Minimum wage and government insincerity
Nigerian workers are among the most marginalised in the world today, with little or nothing to show for their efforts towards building a sustainable nation. if i may ask, when will Nigerian workers begin to enjoy the fruits of their labour? Unfortunately, this sounds like one of those rhetorical questions with no answer in sight. For how on earth can it be explained, that a country that is endowed with enormous human and natural resources will perpetually expose its citizenry to untold economic hardship without commensurate measures put in place, in terms of remunerations to help cushion the effect of the hardship. Leaving them at the mercy of the imperialists and capitalists who are holding our economy to ransom.
Successive governments up till the current government have all displayed the highest level of insincerity and insensitive to the plights of the Nigerian workers, who make daily immeasurable sacrifices towards the growth and development of the country in their own little ways.
it is, however, most unthinkable in this time and age that a country like Nigeria that prides itself as the “giant of Africa” and the sixth largest producer of crude oil in the world is still foot-dragging whether or not to implement the newly agreed N30, 000 minimum wage, as against the paltry N18, 000, it is currently paying as minimum wage or living wage as the case may be. This amount ordinarily is not enough to take care of the daily needs of our political office holders, let alone a whole month.

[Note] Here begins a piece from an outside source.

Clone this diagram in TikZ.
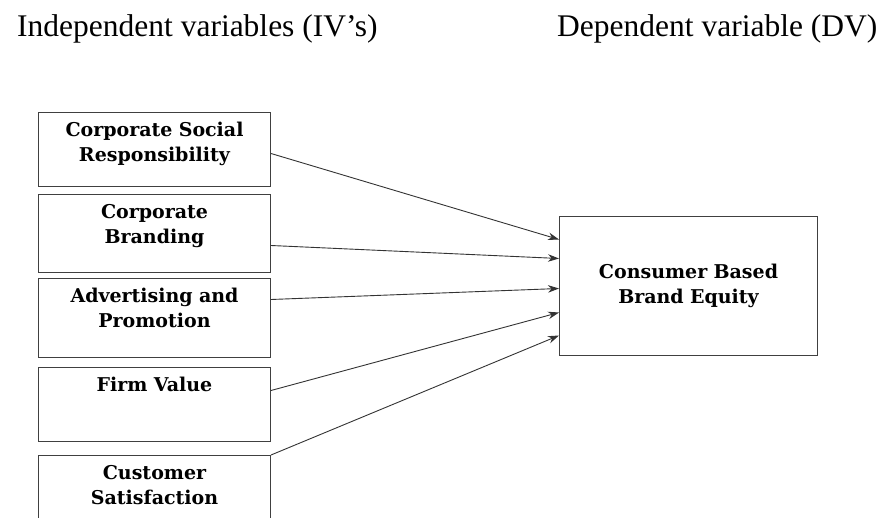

Sometimes, i begin to wonder like Femi Kuti, whose interest our representatives are serving at the National Assembly. Nigerians or their selfish and insatiable interests? if they cannot make laws that will ensure that Nigerian workers earn decent wages, i see no reason why they should be there. it will not be too much a call for them to make legislation to ensure Nigerian workers are well-remunerated in tandem with what their contemporaries earn in other parts of the world. Considering the monthly allowance package of an average member of the National Assembly which is majorly used to service their ever growing extravagant political lifestyles. Both the executive and legislative arms of government must be willing to make the needed sacrifices by drastically cutting down on their allowances in order to accommodate the needs of our labour force.
In the Nigerian context, democracy has been re-defined by the political class to mean ‘government of the people by the few and for the few’. According to Napoleon in george Orwell’s Animal farm, “some animals are more equal than others.” That is the case in Nigeria today, where the few privileged are more equal than the majority underprivileged in the society. An increment in the national minimum living wage is a must and not an option. The insincerity and shenanigans surrounding the recent debate on whether or not the minimum wage should be reviewed upward by the government of the day, particularly our state governors, have clearly demonstrated that our political leaders do not genuinely care about the welfare of the people.
Moreover, as enshrined in the 1999 Constitution of the Federal Republic of Nigeria, “the security and welfare of the people shall be the primary purpose of government” and that “…the state shall direct its policy towards ensuring a reasonable national minimum living wage for all citizens”. Unfortunately, the reverse seems to be the case, as government pays lip service to issues concerning the welfare of the Nigerian workers at all times, deliberately deploying various tactics to shy away from its primary responsibility to the people.
As a matter of fact, this is the best time for workers to assess the current government in power, in terms of its sincerity of purpose towards addressing the needs and challenges of the Nigerian workers. And to also critically assess other candidates with the purpose of getting the best deal for the workers. it is important to state that, government at any level, be it federal, state or local, that cannot provide a sustainable welfare package for her teeming labour force does not deserve to be voted for, let alone coming back for a second term. The electorate and indeed Nigerian workers, should as a matter of urgency mobilise to ensure that only a government that is ready to uphold the principles of our constitution is voted into power come 2019 and those who are not ready to live by the tenets of our constitution are stopped through the ballot.
Labour union leaders and civil society organisations must stand firm on their demand, by ensuring that the government of the day implements the agreed amount for the new minimum wage now. After all, a worker (labourer) deserves their wage.